**WHAT TO PRODUCE:**
Write the listing below out again exactly, dropping the images.

**SOURCE MATERIAL:**
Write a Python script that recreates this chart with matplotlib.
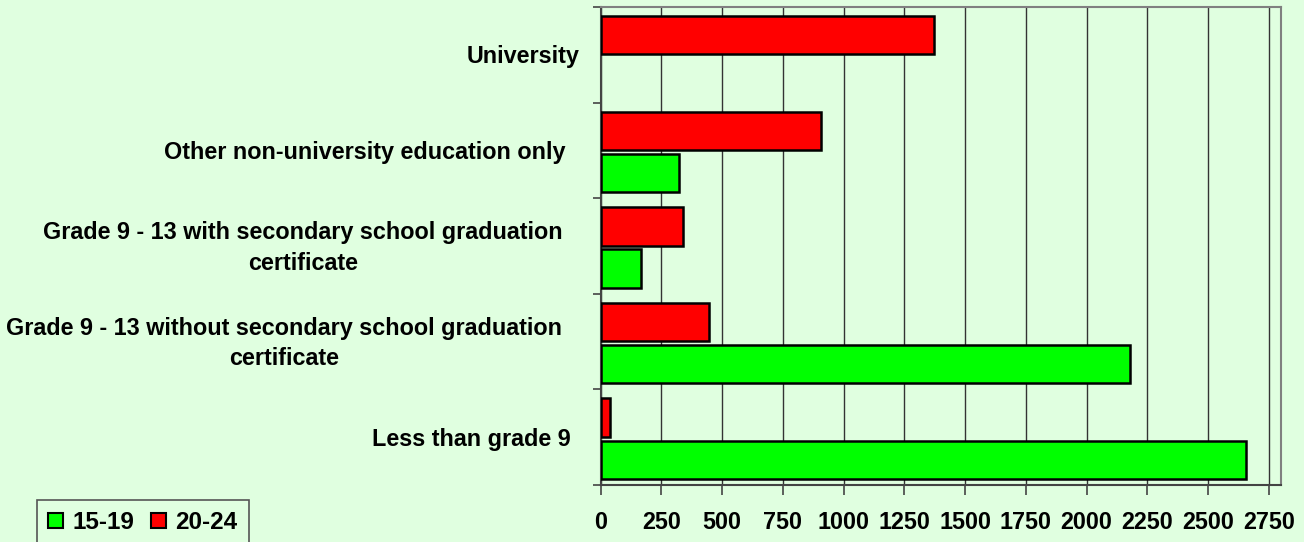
import matplotlib
matplotlib.use("Agg")
import matplotlib.pyplot as plt
import matplotlib.transforms as mtransforms
import numpy as np

plt.rcParams['font.family'] = ['Liberation Sans', 'DejaVu Sans']

categories = [
    "University",
    "Other non-university education only",
    "Grade 9 - 13 with secondary school graduation\ncertificate",
    "Grade 9 - 13 without secondary school graduation\ncertificate",
    "Less than grade 9",
]
age_15_19 = [0, 322, 166, 2180, 2658]
age_20_24 = [1372, 905, 340, 445, 37]
series_labels = ["15-19", "20-24"]
x_ticks = [0, 250, 500, 750, 1000, 1250, 1500, 1750, 2000, 2250, 2500, 2750]

bg = '#E0FFE0'
W, H = 1304, 542
fig = plt.figure(figsize=(W / 100, H / 100), dpi=100, facecolor=bg)
ax = fig.add_axes([600.7 / W, 1 - 485 / H, (1281 - 600.7) / W, (485 - 7) / H])
ax.set_facecolor(bg)

y = np.arange(len(categories))
bh = 0.40
lw1 = [0 if v == 0 else 1.8 for v in age_15_19]
lw2 = [0 if v == 0 else 1.8 for v in age_20_24]
b1 = ax.barh(y + 0.235, age_15_19, height=bh, color='#00FF00', edgecolor='black',
             linewidth=lw1, zorder=3, label=series_labels[0])
b2 = ax.barh(y - 0.205, age_20_24, height=bh, color='#FF0000', edgecolor='black',
             linewidth=lw2, zorder=3, label=series_labels[1])

ax.set_xlim(0, 2800)
ax.set_ylim(len(categories) - 0.5, -0.5)
ax.set_xticks(x_ticks)
ax.set_xticklabels([str(t) for t in x_ticks], fontsize=16.8, fontweight='bold')
ax.xaxis.grid(True, color='#333333', linewidth=1.0, zorder=1)
ax.set_axisbelow(True)

# category labels at centers, ticks at boundaries
ax.set_yticks(y)
ax.set_yticklabels([])
ax.tick_params(axis='y', which='major', length=0)
label_right = [580, 566, 563, 562, 571]
trans = mtransforms.blended_transform_factory(fig.transFigure, ax.transData)
for yi, lab, xr in zip(y, categories, label_right):
    ax.text(xr / W, yi + 0.02, lab, transform=trans, ha='right', va='center',
            multialignment='center', fontsize=16.8, fontweight='bold',
            linespacing=1.4, clip_on=False)
ax.set_yticks(np.arange(len(categories) + 1) - 0.5, minor=True)
ax.tick_params(axis='y', which='minor', length=6, width=1.2, color='#444444', direction='out')
ax.tick_params(axis='x', which='major', length=7, width=1.2, color='#444444', pad=12,
               direction='out')

for s in ['left', 'bottom']:
    ax.spines[s].set_color('#444444')
    ax.spines[s].set_linewidth(1.5)
for s in ['top', 'right']:
    ax.spines[s].set_color('#808080')
    ax.spines[s].set_linewidth(1.5)

leg = fig.legend(handles=[b1, b2], labels=series_labels, loc='upper left',
                 bbox_to_anchor=(37 / W, 1 - 500 / H), ncol=2,
                 prop={'weight': 'bold', 'size': 17.5}, frameon=True, fancybox=False,
                 edgecolor='#555555', facecolor=bg, framealpha=1,
                 handlelength=0.6, handleheight=0.6, handletextpad=0.4,
                 columnspacing=0.7, borderpad=0.45, borderaxespad=0)
leg.get_frame().set_linewidth(1.2)
for p in leg.get_patches():
    p.set_linewidth(1.5)

fig.savefig('out.png', dpi=100, facecolor=bg)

**EXERCISE OUTPUT:**
Write a Python script that recreates this chart with matplotlib.
import matplotlib
matplotlib.use("Agg")
import matplotlib.pyplot as plt
import matplotlib.transforms as mtransforms
import numpy as np

plt.rcParams['font.family'] = ['Liberation Sans', 'DejaVu Sans']

categories = [
    "University",
    "Other non-university education only",
    "Grade 9 - 13 with secondary school graduation\ncertificate",
    "Grade 9 - 13 without secondary school graduation\ncertificate",
    "Less than grade 9",
]
age_15_19 = [0, 322, 166, 2180, 2658]
age_20_24 = [1372, 905, 340, 445, 37]
series_labels = ["15-19", "20-24"]
x_ticks = [0, 250, 500, 750, 1000, 1250, 1500, 1750, 2000, 2250, 2500, 2750]

bg = '#E0FFE0'
W, H = 1304, 542
fig = plt.figure(figsize=(W / 100, H / 100), dpi=100, facecolor=bg)
ax = fig.add_axes([600.7 / W, 1 - 485 / H, (1281 - 600.7) / W, (485 - 7) / H])
ax.set_facecolor(bg)

y = np.arange(len(categories))
bh = 0.40
lw1 = [0 if v == 0 else 1.8 for v in age_15_19]
lw2 = [0 if v == 0 else 1.8 for v in age_20_24]
b1 = ax.barh(y + 0.235, age_15_19, height=bh, color='#00FF00', edgecolor='black',
             linewidth=lw1, zorder=3, label=series_labels[0])
b2 = ax.barh(y - 0.205, age_20_24, height=bh, color='#FF0000', edgecolor='black',
             linewidth=lw2, zorder=3, label=series_labels[1])

ax.set_xlim(0, 2800)
ax.set_ylim(len(categories) - 0.5, -0.5)
ax.set_xticks(x_ticks)
ax.set_xticklabels([str(t) for t in x_ticks], fontsize=16.8, fontweight='bold')
ax.xaxis.grid(True, color='#333333', linewidth=1.0, zorder=1)
ax.set_axisbelow(True)

# category labels at centers, ticks at boundaries
ax.set_yticks(y)
ax.set_yticklabels([])
ax.tick_params(axis='y', which='major', length=0)
label_right = [580, 566, 563, 562, 571]
trans = mtransforms.blended_transform_factory(fig.transFigure, ax.transData)
for yi, lab, xr in zip(y, categories, label_right):
    ax.text(xr / W, yi + 0.02, lab, transform=trans, ha='right', va='center',
            multialignment='center', fontsize=16.8, fontweight='bold',
            linespacing=1.4, clip_on=False)
ax.set_yticks(np.arange(len(categories) + 1) - 0.5, minor=True)
ax.tick_params(axis='y', which='minor', length=6, width=1.2, color='#444444', direction='out')
ax.tick_params(axis='x', which='major', length=7, width=1.2, color='#444444', pad=12,
               direction='out')

for s in ['left', 'bottom']:
    ax.spines[s].set_color('#444444')
    ax.spines[s].set_linewidth(1.5)
for s in ['top', 'right']:
    ax.spines[s].set_color('#808080')
    ax.spines[s].set_linewidth(1.5)

leg = fig.legend(handles=[b1, b2], labels=series_labels, loc='upper left',
                 bbox_to_anchor=(37 / W, 1 - 500 / H), ncol=2,
                 prop={'weight': 'bold', 'size': 17.5}, frameon=True, fancybox=False,
                 edgecolor='#555555', facecolor=bg, framealpha=1,
                 handlelength=0.6, handleheight=0.6, handletextpad=0.4,
                 columnspacing=0.7, borderpad=0.45, borderaxespad=0)
leg.get_frame().set_linewidth(1.2)
for p in leg.get_patches():
    p.set_linewidth(1.5)

fig.savefig('out.png', dpi=100, facecolor=bg)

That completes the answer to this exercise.